> Exercise directions
Pictures stay out of the copy; set down each line of the listing below exactly.
---- Dataset content
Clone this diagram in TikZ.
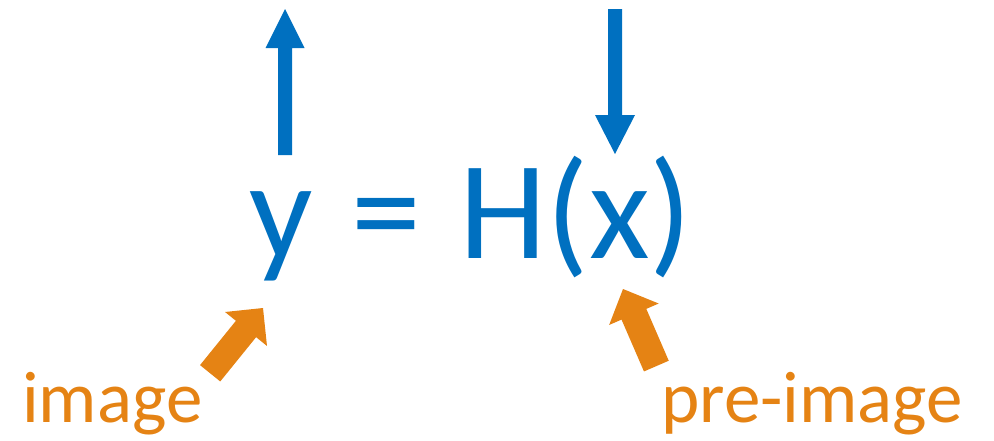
\documentclass[tikz,border=0pt]{standalone}
\usepackage{fontspec}
\setmainfont{Carlito}
\definecolor{eqblue}{RGB}{0,112,192}
\definecolor{lblorange}{RGB}{229,131,20}
\tikzset{
  pics/fatarrow/.style n args={4}{code={
    % #1 total length, #2 head length, #3 head half width, #4 shaft half width; tip at origin, pointing +x
    \fill (0,0) -- (-#2,#3) -- (-#2,#4) -- (-#1,#4) -- (-#1,-#4) -- (-#2,-#4) -- (-#2,-#3) -- cycle;
  }},
  eqtext/.style={inner sep=0pt, text=eqblue, font=\fontsize{140}{144}\selectfont},
  lbltext/.style={inner sep=0pt, text=lblorange, font=\fontsize{73}{76}\selectfont},
}
\begin{document}
\begin{tikzpicture}[x=1pt,y=-1pt]
\useasboundingbox (0,0) rectangle (994,440);
\node[eqtext, anchor=base west] (eq) at (249,258) {y\hspace{0.05em} = \hspace{0.05em}H(x)};
\node[lbltext, anchor=base west] (img) at (22,422) {image};
\node[lbltext, anchor=base west] (pre) at (661,422) {pre-image};
\begin{scope}[eqblue]
  \pic[shift={(285,9)}, rotate=90] {fatarrow={146}{39}{19.5}{7}};
  \pic[shift={(615,154)}, rotate=-90] {fatarrow={145}{39}{20}{7}};
\end{scope}
\begin{scope}[lblorange]
  \pic[shift={(263,308)}, rotate=51] {fatarrow={84}{27}{27}{13}};
  \pic[shift={(623,289)}, rotate=113.4] {fatarrow={84}{27.5}{27}{13.5}};
\end{scope}
\end{tikzpicture}
\end{document}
--------
> Task solution
Clone this diagram in TikZ.
\documentclass[tikz,border=0pt]{standalone}
\usepackage{fontspec}
\setmainfont{Carlito}
\definecolor{eqblue}{RGB}{0,112,192}
\definecolor{lblorange}{RGB}{229,131,20}
\tikzset{
  pics/fatarrow/.style n args={4}{code={
    % #1 total length, #2 head length, #3 head half width, #4 shaft half width; tip at origin, pointing +x
    \fill (0,0) -- (-#2,#3) -- (-#2,#4) -- (-#1,#4) -- (-#1,-#4) -- (-#2,-#4) -- (-#2,-#3) -- cycle;
  }},
  eqtext/.style={inner sep=0pt, text=eqblue, font=\fontsize{140}{144}\selectfont},
  lbltext/.style={inner sep=0pt, text=lblorange, font=\fontsize{73}{76}\selectfont},
}
\begin{document}
\begin{tikzpicture}[x=1pt,y=-1pt]
\useasboundingbox (0,0) rectangle (994,440);
\node[eqtext, anchor=base west] (eq) at (249,258) {y\hspace{0.05em} = \hspace{0.05em}H(x)};
\node[lbltext, anchor=base west] (img) at (22,422) {image};
\node[lbltext, anchor=base west] (pre) at (661,422) {pre-image};
\begin{scope}[eqblue]
  \pic[shift={(285,9)}, rotate=90] {fatarrow={146}{39}{19.5}{7}};
  \pic[shift={(615,154)}, rotate=-90] {fatarrow={145}{39}{20}{7}};
\end{scope}
\begin{scope}[lblorange]
  \pic[shift={(263,308)}, rotate=51] {fatarrow={84}{27}{27}{13}};
  \pic[shift={(623,289)}, rotate=113.4] {fatarrow={84}{27.5}{27}{13.5}};
\end{scope}
\end{tikzpicture}
\end{document}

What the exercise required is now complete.